Backups as a last line of trust. Backups cannot be treated as a checkbox, they must be treated as the final guarantee that the organisation can recover, which means verifying that they are actually running, encrypted, and configured with immutability features such as object locking, while also ensuring that RBAC and MFA protect the policies that control them. It also means that alerts must be configured on any policy change, and restoration needs to be tested in a practical way, not just written into a plan or discussed in a meeting, but rehearsed with real data so the organisation knows that continuity can be achieved when everything else is under pressure.
Response plans tied to real operations. An incident response plan on paper is not enough, and every plan should have playbooks that have been tested against the top five business applications identified in the business impact assessment, because when one of those applications fails it is not an IT issue but a revenue and continuity issue. This requires clarity on who does what, and rehearsal so that when the time comes the organisation is not inventing a response on the fly but executing one that has already been proven to work.

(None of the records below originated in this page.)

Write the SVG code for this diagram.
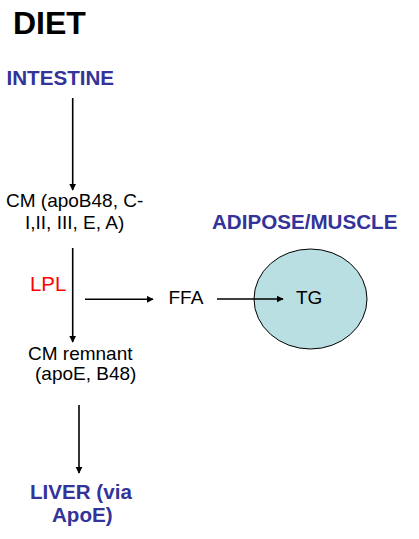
<svg xmlns="http://www.w3.org/2000/svg" width="419" height="539" viewBox="0 0 419 539">
<style>
text{font-family:"Liberation Sans",Arial,sans-serif;}
.b{font-weight:bold;fill:#333399;font-size:20.6px;}
.n{fill:#000;font-size:19px;}
.c{stroke:#000;stroke-width:1.6;fill:none;marker-end:url(#ah);}
</style>
<defs>
<marker id="ah" viewBox="0 0 10 10" refX="9" refY="5" markerWidth="4.5" markerHeight="4.5" orient="auto" markerUnits="strokeWidth">
<path d="M0,0 L10,5 L0,10 z" fill="#000"/>
</marker>
</defs>
<g id="diet"><text x="13" y="34" font-size="32" font-weight="bold" fill="#000">DIET</text></g>
<g id="intestine"><text class="b" x="6.5" y="85">INTESTINE</text></g>
<g id="cm"><text class="n" x="6" y="207">CM (apoB48, C-</text><text class="n" x="25" y="229">I,II, III, E, A)</text></g>
<g id="lpl"><text x="30" y="291" font-size="20.4" fill="#ff0000">LPL</text></g>
<g id="ffa"><text class="n" x="168.5" y="304" font-size="19.5">FFA</text></g>
<g id="adipose">
<text class="b" x="212" y="229">ADIPOSE/MUSCLE</text>
<ellipse cx="310.5" cy="299" rx="56.5" ry="50" fill="#b9dfe2" stroke="#000" stroke-width="1"/>
<text class="n" x="296" y="303.5" font-size="20">TG</text>
</g>
<g id="remnant"><text class="n" x="28" y="359.5" font-size="20.6">CM remnant</text><text class="n" x="35" y="379.5" font-size="18.8">(apoE, B48)</text></g>
<g id="liver"><text class="b" x="30" y="499">LIVER (via</text><text class="b" x="52" y="522">ApoE)</text></g>
<g id="connectors">
<line class="c" x1="72.7" y1="98" x2="72.7" y2="190"/>
<line class="c" x1="72.7" y1="248" x2="72.7" y2="342"/>
<line class="c" x1="85" y1="299.3" x2="153" y2="299.3"/>
<line class="c" x1="217" y1="299" x2="283" y2="299"/>
<line class="c" x1="79" y1="405" x2="79" y2="473"/>
</g>
</svg>
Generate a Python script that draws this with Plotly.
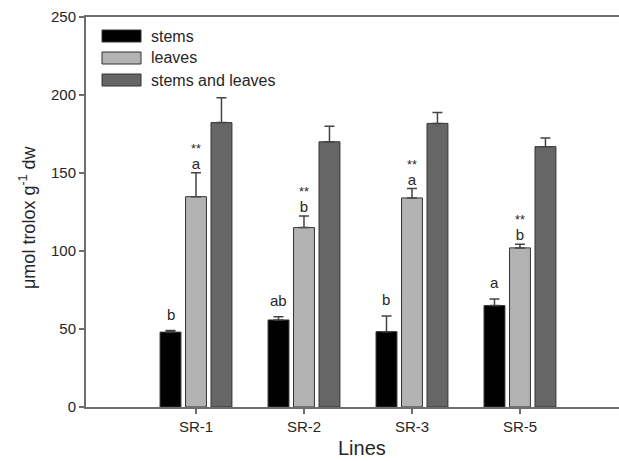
import plotly.graph_objects as go

lines = ["SR-1", "SR-2", "SR-3", "SR-5"]
series_names = ["stems", "leaves", "stems and leaves"]
stems = [48, 55.8, 48.3, 65]
stems_err = [1, 2, 10, 4.2]
leaves = [134.8, 115, 134, 102]
leaves_err = [15.4, 7.5, 6, 2.3]
both = [182.3, 170, 181.8, 166.9]
both_err = [16, 10, 7, 5.5]
stems_letters = ["b", "ab", "b", "a"]
leaves_letters = ["a", "b", "a", "b"]
leaves_stars = ["**", "**", "**", "**"]
y_ticks = [0, 50, 100, 150, 200, 250]

colors = ["#000000", "#b3b3b3", "#666666"]
values = [stems, leaves, both]
errs = [stems_err, leaves_err, both_err]

FONT = "Arial, Liberation Sans, sans-serif"
TXT = "#262626"
fig = go.Figure()
for name, v, e, c in zip(series_names, values, errs, colors):
    fig.add_trace(go.Bar(
        x=lines, y=v, name=name, marker_color=c,
        marker_line_color="#333333", marker_line_width=1,
        error_y=dict(type="data", array=e, arrayminus=[0]*len(e), symmetric=False,
                     color="#444444", thickness=1.5, width=5),
        showlegend=False,
    ))

offs = [-0.236, 0.0, 0.236]
annotations = []
for i, cat in enumerate(lines):
    annotations.append(dict(x=i + offs[0], y=stems[i] + stems_err[i], xref="x", yref="y",
                            text=stems_letters[i], showarrow=False, yanchor="bottom",
                            yshift=6, font=dict(family=FONT, size=15, color=TXT)))
    annotations.append(dict(
        x=i + offs[1], y=leaves[i] + leaves_err[i], xref="x", yref="y",
        text=f"{leaves_stars[i]}<br>"
             f"<span style='font-size:15px'>{leaves_letters[i]}</span>",
        showarrow=False, yanchor="bottom", yshift=-1,
        font=dict(family=FONT, size=12.6, color=TXT)))

annotations.append(dict(x=362, y=460.5, text="Lines", showarrow=False, yanchor="bottom",
                        font=dict(family=FONT, size=20, color=TXT)))
annotations.append(dict(x=28, y=217, text="μmol trolox g<sup>-1</sup> dw", showarrow=False,
                        textangle=-90, font=dict(family=FONT, size=18, color=TXT)))

shapes = []
leg_y = [36, 58, 80]
for name, c, yy in zip(series_names, colors, leg_y):
    shapes.append(dict(type="rect", xref="paper", yref="paper",
                       x0=102, x1=141, y0=yy - 6, y1=yy + 6,
                       fillcolor=c, line=dict(color="#333333", width=1)))
    annotations.append(dict(x=149, y=yy, text=name, showarrow=False, xanchor="left",
                            font=dict(family=FONT, size=16, color=TXT)))

W, H = 619, 461
L, R, T, B = 86, 0, 17, 54
pw, ph = W - L - R, H - T - B
for a in annotations:
    if a.get("xref") != "x":
        a["xref"] = "paper"; a["yref"] = "paper"
        a["x"] = (a["x"] - L) / pw
        a["y"] = (H - B - a["y"]) / ph
        a.setdefault("xanchor", "center")
        a.setdefault("yanchor", "middle")
for s in shapes:
    s["x0"] = (s["x0"] - L) / pw; s["x1"] = (s["x1"] - L) / pw
    y0, y1 = s["y0"], s["y1"]
    s["y0"] = (H - B - y1) / ph; s["y1"] = (H - B - y0) / ph

fig.update_layout(
    width=W, height=H, margin=dict(l=L, r=R, t=T, b=B),
    paper_bgcolor="white", plot_bgcolor="white",
    barmode="group", bargap=0.292, bargroupgap=0.18,
    font=dict(family=FONT, size=15, color=TXT),
    annotations=annotations, shapes=shapes,
    xaxis=dict(range=[-1.0185, 3.917], showline=True, linecolor="#6e6e6e", linewidth=2,
               mirror=True, ticks="outside", ticklen=5, tickcolor="#6e6e6e", tickwidth=1.5,
               showgrid=False, tickfont=dict(family=FONT, size=15, color=TXT)),
    yaxis=dict(range=[0, 250], tickvals=y_ticks, showline=True, linecolor="#6e6e6e", linewidth=2,
               ticks="outside", ticklen=5, tickcolor="#6e6e6e", tickwidth=1.5, showgrid=False,
               zeroline=False, tickfont=dict(family=FONT, size=15, color=TXT)),
)
fig.write_html("out.html", config={"displayModeBar": False},
               post_script="document.body.style.margin='0';document.body.style.overflow='hidden';")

Privilege access around the crown jewels. Many organisations believe they have privileged access covered because they monitor for domain admin activity, but in practice the more dangerous blind spot is often privileged access into applications such as claims systems, billing platforms, or custom services that drive the business itself. Those applications must be treated as crown jewels, which means that direct logins from laptops to backend servers should not be possible, and where mature PAM solutions are not in place, host based firewalls can help enforce the usage of secured jump boxes can provide a disciplined path that prevents or at least slows down privilege escalation and lateral movement.
From global experience I have seen many IT and security teams build strong foundations around infrastructure such as identity, networks, and endpoints, and that is a fantastic start because it establishes resilience at the core of the environment. The next step is to extend that same discipline to the applications that generate value for the organisation, recognising that these too can be targeted directly and therefore deserve to be treated as crown jewels. When those applications are given the same priority as domain controllers or identity providers, the organisation is much better positioned to withstand a breach without losing its ability to operate.
Resilience in a downturn does not mean doing nothing until budgets improve, it means taking the controls that already exist and tightening them, directing them toward what matters, and focusing energy where it reduces blast radius. Perfection is expensive, but survivability is achievable, and survivability is what allows the organisation to continue operating even when a breach occurs.
Geography Might be Small, the Attack Surface is Not
Being a small country of five million people does not mean Aotearoa New Zealand is too small to target. The NZSIS Security Threat Environment 2025 report makes it clear that targeting is increasing, not decreasing, and that our digital presence is not overlooked simply because our geographic presence is limited. Attackers go where data, money, and influence can be found, and New Zealand has all three. The trend line is moving upward, which means the prudent course is to assume breach, protect the crown jewels from the inside out, and measure success by how well the organisation continues to operate under pressure.